Knowledgebase > For the Next Seven Generations: Indigenous Americans and Communalism

Native American Glenn Morris provides an historic overview of political organization and community life among native peoples before Europeans arrived in North America. While the social structures are varied, it’s instructive that communal, nonhierarchic forms were common. With the rising interest in resource-conscious living, it is important to recapture accurately the wheels of sustainability that have already been invented.

In 1492, over 600 distinct indigenous nations existed in what is known today as the United States. With all of the colonization, destruction, and forced assimilation that has transpired since then, over 500 nations survive, representing 2,000,000 indigenous Americans, with 200 native villages in Alaska alone. A common misconception about these indigenous peoples is that they were homogeneous. Although some common characteristics can be found, indigenous peoples in the Americas were, and remain, as distinct from each other as Swedes are from Basques are from Armenians. 1

This diversity spanned over 300 languages and dialects, distinct spiritual traditions and practices, and differing social organizations. But there are some common threads through the indigenous world that are helpful in discussing communalism — especially as it may be useful in constructing sustainable, egalitarian social models for the future.

Communalism for indigenous peoples is not an aberrant social practice; it is, instead, the social norm. This is quite distinct from the infrequent examples of communalism in Western societies. Notions of land held in common, consensus decision-making, and respect for the environment, though considered deviant within Western culture, are neither new nor controversial in traditional indigenous societies.


Haudenosaunee Confederation, 400 Years of Multinational Government

Before 1600, five indigenous nations — the Cayuga, Mohawk, Oneida, Onondaga, and Seneca — formed the Haudenosaunee Confederation, or League of the Iroquois, with homelands then covering what is now upper New York State. (Since then, the Tuscarora and remnants of other indigenous nations have joined.) The Haudenosaunee system is consensual in design and operation. The Onondaga are the fire keepers, acting as executives and mediators. They also guard the wampum belts, which are read and serve as the Iroquois constitution. The other nations of the Confederation serve in either upper or lower houses of the Iroquois legislature.

In the Haudenosaunee system, there has never been a concept of a dictatorial leader, let alone a male one. The Haudenosaunee were, and continue to be, matrilineal. When a man and woman marry, the man moves to the woman’s family, and newborn children enter the clan of their mother. The clan mothers select the political leadership of the nations, and possess the authority to remove leaders from office for malfeasance. In addition to leadership selection and removal, the clan mothers also serve as the judiciary.
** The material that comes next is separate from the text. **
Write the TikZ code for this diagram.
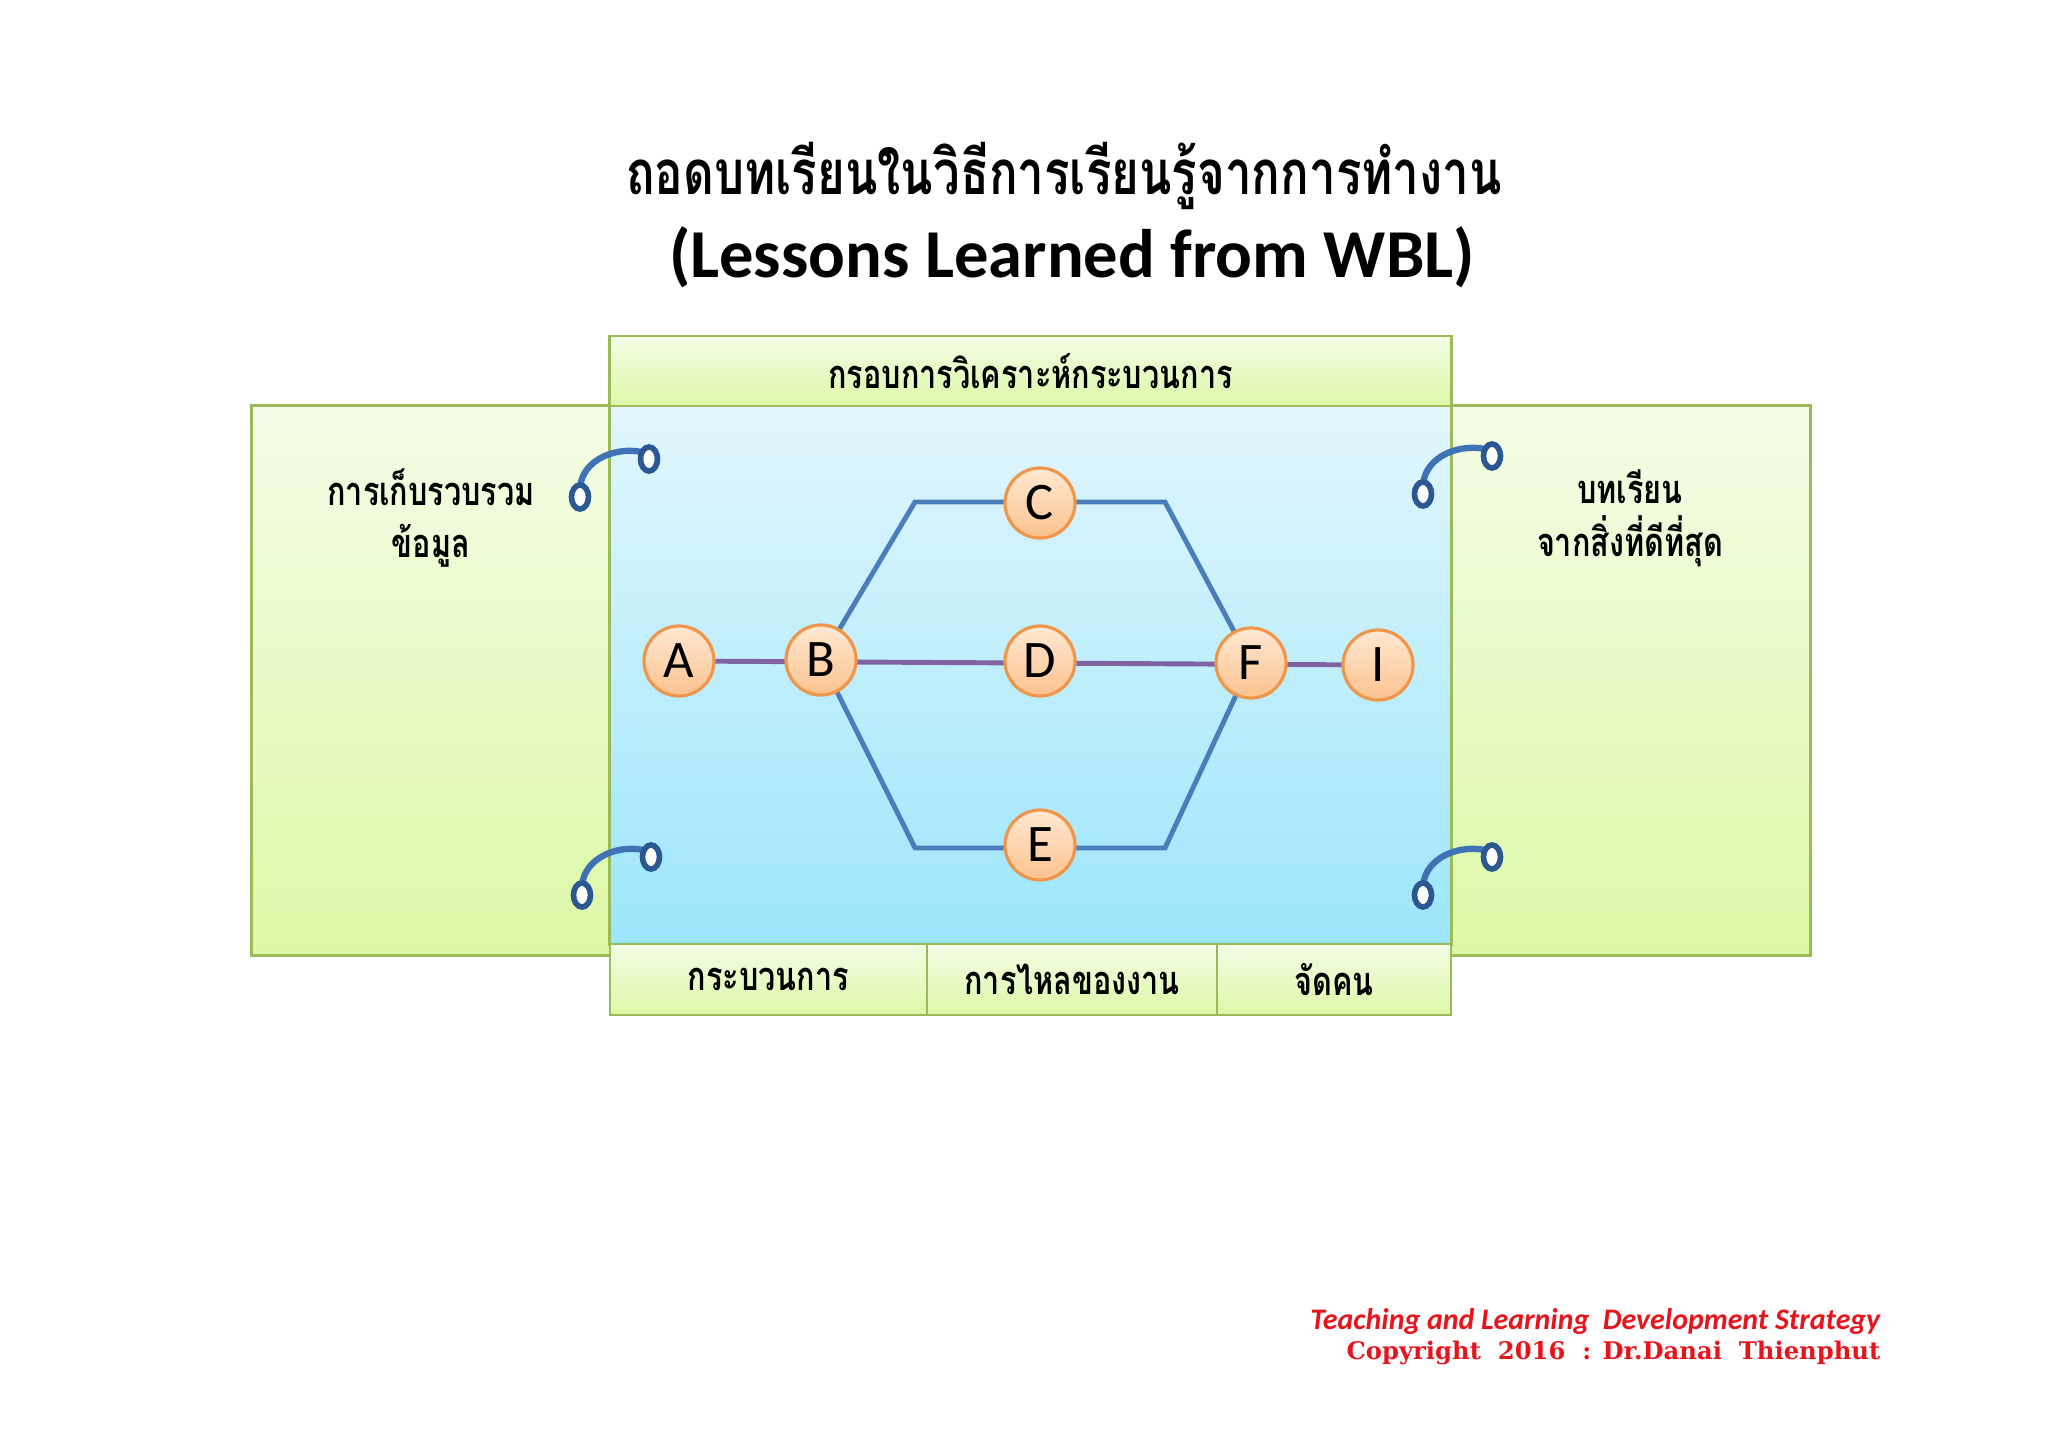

Haudenosaunee Political Organization Inspires U.S. Constitution

Benjamin Franklin, Thomas Jefferson, James Madison, and most probably other members of the U.S. Continental Congress, had extensive contact with indigenous culture, and borrowed major portions from the Haudenosaunee system for use in the U.S. Constitution. 2 The political philosophies and institutions of the indigenous American peoples, from the Haudenosaunee to the Delaware to the Cheyennes, are reflected in the development of every major Western political philosophy in the past 300 years. From Rousseau to Thomas Paine, from John Locke to Proudhon and Kropotkin, their theories of natural rights and egalitarianism, and their belief in individual liberty, are all found in indigenous societies. In reality, indigenous societies play a vital role in the evolution of modern political thought. 3


Communal Harmony among the Muscogee

A second example of advanced indigenous social organization is the Muscogee (Creek) Nation. Originally located in Alabama and Georgia, the Muscogee have the oldest political institutions in North America, with a continuing, recorded history going back beyond 400 years. The decentralized, matriarchal, communal nature of the Muscogee permeates every aspect of life, from familial relationships to the administration of criminal justice. Muscogee society provides balance and harmony, while fostering a large degree of personal autonomy and freedom.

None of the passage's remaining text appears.